REQUEST: Each line from the top of the listing through the one holding "565], [2000, 416]];" should be restated word for word, with nothing added and no pictures.

MATERIAL:
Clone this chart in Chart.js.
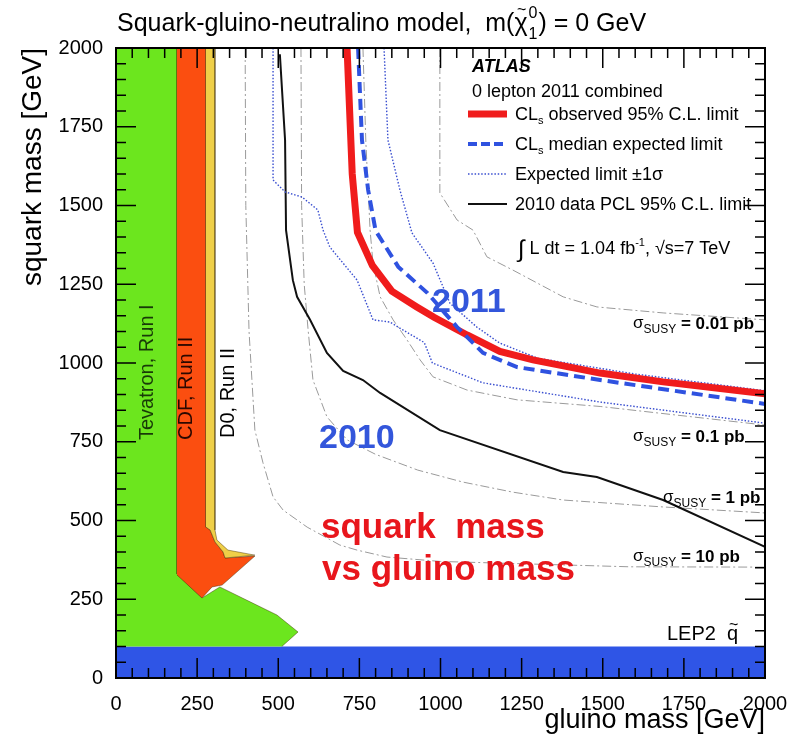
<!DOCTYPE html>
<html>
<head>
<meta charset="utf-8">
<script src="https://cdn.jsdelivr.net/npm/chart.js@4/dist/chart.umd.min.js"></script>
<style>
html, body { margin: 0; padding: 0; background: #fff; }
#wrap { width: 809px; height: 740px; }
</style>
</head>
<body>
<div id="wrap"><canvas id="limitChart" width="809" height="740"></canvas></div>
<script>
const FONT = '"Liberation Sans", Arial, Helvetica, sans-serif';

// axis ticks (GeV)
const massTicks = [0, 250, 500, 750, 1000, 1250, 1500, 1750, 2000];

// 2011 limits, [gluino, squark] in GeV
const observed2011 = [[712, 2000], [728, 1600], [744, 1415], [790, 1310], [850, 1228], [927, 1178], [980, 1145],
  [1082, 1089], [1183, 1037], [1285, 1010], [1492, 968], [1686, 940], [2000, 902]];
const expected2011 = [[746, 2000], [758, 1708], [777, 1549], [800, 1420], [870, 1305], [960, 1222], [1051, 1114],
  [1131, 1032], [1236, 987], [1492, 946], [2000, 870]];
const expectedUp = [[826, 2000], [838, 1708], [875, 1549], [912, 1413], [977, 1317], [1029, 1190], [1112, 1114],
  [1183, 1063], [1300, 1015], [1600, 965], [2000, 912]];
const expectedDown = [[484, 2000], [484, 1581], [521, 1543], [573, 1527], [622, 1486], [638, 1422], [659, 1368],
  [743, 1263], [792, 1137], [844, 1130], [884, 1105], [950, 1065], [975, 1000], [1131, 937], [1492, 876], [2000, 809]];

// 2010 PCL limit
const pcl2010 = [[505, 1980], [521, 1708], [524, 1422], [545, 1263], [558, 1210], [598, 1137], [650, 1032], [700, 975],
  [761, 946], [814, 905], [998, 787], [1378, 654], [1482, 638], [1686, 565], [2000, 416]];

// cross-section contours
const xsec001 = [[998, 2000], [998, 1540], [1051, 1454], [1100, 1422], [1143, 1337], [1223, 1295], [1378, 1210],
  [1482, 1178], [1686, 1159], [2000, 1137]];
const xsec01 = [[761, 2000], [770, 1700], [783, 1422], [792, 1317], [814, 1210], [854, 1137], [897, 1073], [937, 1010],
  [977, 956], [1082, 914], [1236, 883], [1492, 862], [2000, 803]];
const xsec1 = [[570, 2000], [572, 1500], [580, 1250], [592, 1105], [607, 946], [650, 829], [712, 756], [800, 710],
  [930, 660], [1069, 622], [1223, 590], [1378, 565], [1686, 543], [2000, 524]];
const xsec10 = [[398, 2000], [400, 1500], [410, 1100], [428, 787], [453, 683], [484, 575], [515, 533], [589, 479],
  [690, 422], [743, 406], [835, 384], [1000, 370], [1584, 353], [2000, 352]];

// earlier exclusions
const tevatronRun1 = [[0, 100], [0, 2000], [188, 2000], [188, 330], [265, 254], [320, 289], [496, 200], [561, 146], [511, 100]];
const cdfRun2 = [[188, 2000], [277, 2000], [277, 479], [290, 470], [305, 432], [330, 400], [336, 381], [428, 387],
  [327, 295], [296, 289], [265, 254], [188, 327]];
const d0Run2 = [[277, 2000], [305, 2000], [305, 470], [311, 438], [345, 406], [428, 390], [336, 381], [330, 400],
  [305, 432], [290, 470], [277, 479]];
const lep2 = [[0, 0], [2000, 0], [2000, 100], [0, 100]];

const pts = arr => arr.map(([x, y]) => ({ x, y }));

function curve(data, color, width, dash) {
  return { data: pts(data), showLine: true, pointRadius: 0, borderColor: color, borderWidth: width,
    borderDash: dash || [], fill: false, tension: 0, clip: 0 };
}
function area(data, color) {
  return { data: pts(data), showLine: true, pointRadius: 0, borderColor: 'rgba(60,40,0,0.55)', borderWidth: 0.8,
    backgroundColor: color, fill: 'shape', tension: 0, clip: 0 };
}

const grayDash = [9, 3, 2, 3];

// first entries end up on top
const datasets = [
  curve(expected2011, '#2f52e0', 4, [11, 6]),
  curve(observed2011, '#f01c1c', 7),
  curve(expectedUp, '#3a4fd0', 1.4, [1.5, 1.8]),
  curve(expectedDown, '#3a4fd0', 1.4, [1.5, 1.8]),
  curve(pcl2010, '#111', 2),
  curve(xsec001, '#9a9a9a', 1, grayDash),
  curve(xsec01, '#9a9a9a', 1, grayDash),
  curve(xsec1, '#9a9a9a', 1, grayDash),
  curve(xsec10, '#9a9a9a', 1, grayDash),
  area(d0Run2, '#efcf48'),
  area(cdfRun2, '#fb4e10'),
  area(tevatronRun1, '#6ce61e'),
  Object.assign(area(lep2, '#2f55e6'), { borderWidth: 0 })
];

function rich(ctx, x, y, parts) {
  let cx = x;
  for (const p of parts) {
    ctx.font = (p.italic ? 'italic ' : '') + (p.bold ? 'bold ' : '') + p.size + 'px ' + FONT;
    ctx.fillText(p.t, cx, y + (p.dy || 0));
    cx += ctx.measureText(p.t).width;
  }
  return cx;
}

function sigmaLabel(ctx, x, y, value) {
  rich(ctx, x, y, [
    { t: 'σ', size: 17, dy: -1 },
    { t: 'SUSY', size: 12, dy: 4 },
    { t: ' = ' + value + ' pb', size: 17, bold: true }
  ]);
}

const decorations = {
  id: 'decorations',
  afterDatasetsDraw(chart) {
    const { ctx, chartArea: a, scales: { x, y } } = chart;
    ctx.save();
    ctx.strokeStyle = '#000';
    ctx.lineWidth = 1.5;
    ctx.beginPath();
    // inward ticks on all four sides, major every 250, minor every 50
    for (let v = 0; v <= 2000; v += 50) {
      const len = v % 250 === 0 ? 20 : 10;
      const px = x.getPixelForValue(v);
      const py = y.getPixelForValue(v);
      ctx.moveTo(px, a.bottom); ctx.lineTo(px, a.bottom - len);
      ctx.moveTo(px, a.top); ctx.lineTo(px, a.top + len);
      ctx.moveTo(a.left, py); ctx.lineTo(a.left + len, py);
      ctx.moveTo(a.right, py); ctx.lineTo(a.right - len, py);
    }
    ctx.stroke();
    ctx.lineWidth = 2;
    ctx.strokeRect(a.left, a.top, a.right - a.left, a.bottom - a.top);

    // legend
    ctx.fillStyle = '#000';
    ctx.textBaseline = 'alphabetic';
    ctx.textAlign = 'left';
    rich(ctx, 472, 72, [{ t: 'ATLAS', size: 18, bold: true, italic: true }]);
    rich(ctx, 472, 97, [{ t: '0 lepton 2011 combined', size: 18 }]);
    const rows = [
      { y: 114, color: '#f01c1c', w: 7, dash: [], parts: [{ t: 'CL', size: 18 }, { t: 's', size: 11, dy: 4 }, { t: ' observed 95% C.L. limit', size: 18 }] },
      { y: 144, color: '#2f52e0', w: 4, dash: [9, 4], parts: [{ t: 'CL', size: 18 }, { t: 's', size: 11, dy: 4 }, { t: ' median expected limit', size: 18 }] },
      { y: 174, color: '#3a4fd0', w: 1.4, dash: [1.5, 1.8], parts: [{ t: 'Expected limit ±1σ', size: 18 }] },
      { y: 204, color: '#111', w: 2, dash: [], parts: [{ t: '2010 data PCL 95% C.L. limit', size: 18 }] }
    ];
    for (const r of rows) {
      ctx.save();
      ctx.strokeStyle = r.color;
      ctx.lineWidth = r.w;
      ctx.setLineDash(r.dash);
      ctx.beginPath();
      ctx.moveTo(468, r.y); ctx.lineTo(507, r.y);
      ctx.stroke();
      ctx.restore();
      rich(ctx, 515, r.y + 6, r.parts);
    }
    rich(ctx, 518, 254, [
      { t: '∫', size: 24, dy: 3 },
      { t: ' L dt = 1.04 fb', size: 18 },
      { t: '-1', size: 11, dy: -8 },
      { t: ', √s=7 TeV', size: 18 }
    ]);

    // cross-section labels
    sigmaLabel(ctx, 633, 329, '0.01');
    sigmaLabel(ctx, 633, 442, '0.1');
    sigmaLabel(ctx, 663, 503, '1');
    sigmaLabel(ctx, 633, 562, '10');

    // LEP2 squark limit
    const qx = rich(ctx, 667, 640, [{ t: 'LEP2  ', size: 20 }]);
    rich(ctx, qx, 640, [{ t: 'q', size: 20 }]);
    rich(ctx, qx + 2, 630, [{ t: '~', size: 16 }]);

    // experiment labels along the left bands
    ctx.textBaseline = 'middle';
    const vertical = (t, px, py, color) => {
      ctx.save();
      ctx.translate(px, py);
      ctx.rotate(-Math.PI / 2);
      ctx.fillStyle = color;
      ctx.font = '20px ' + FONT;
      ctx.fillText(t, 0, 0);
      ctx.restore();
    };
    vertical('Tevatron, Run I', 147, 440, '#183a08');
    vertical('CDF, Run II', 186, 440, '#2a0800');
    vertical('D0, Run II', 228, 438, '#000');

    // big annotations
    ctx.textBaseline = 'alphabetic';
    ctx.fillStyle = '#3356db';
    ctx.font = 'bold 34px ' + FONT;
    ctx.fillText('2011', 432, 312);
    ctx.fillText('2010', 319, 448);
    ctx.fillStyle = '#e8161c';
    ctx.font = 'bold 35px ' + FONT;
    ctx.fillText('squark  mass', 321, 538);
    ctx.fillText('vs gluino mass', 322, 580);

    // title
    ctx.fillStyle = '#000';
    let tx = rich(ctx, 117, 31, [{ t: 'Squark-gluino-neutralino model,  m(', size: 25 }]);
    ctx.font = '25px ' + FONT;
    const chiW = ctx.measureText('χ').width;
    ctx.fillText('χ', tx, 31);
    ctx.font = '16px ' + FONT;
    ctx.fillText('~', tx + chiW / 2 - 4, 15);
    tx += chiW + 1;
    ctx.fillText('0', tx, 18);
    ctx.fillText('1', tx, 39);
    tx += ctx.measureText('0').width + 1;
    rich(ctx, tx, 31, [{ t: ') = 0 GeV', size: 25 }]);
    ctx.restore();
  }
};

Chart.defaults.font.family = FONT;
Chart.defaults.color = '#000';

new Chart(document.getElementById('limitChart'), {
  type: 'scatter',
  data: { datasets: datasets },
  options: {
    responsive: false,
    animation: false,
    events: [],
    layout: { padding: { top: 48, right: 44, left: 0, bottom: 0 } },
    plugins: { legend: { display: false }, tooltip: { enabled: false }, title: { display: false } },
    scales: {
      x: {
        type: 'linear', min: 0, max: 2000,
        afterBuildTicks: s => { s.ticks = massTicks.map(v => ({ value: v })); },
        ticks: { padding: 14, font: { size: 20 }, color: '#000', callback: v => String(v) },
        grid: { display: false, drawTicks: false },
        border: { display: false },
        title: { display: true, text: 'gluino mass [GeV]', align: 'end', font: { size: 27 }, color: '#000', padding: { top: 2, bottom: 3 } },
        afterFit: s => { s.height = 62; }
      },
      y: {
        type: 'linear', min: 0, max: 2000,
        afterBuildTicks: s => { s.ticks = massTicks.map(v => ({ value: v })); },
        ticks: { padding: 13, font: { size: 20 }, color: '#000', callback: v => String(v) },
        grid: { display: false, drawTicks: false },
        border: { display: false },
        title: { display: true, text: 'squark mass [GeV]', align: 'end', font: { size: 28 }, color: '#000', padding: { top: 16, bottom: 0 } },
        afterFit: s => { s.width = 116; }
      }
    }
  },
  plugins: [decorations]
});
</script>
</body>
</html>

TASK RESPONSE:
Clone this chart in Chart.js.
<!DOCTYPE html>
<html>
<head>
<meta charset="utf-8">
<script src="https://cdn.jsdelivr.net/npm/chart.js@4/dist/chart.umd.min.js"></script>
<style>
html, body { margin: 0; padding: 0; background: #fff; }
#wrap { width: 809px; height: 740px; }
</style>
</head>
<body>
<div id="wrap"><canvas id="limitChart" width="809" height="740"></canvas></div>
<script>
const FONT = '"Liberation Sans", Arial, Helvetica, sans-serif';

// axis ticks (GeV)
const massTicks = [0, 250, 500, 750, 1000, 1250, 1500, 1750, 2000];

// 2011 limits, [gluino, squark] in GeV
const observed2011 = [[712, 2000], [728, 1600], [744, 1415], [790, 1310], [850, 1228], [927, 1178], [980, 1145],
  [1082, 1089], [1183, 1037], [1285, 1010], [1492, 968], [1686, 940], [2000, 902]];
const expected2011 = [[746, 2000], [758, 1708], [777, 1549], [800, 1420], [870, 1305], [960, 1222], [1051, 1114],
  [1131, 1032], [1236, 987], [1492, 946], [2000, 870]];
const expectedUp = [[826, 2000], [838, 1708], [875, 1549], [912, 1413], [977, 1317], [1029, 1190], [1112, 1114],
  [1183, 1063], [1300, 1015], [1600, 965], [2000, 912]];
const expectedDown = [[484, 2000], [484, 1581], [521, 1543], [573, 1527], [622, 1486], [638, 1422], [659, 1368],
  [743, 1263], [792, 1137], [844, 1130], [884, 1105], [950, 1065], [975, 1000], [1131, 937], [1492, 876], [2000, 809]];

// 2010 PCL limit
const pcl2010 = [[505, 1980], [521, 1708], [524, 1422], [545, 1263], [558, 1210], [598, 1137], [650, 1032], [700, 975],
  [761, 946], [814, 905], [998, 787], [1378, 654], [1482, 638], [1686, 565], [2000, 416]];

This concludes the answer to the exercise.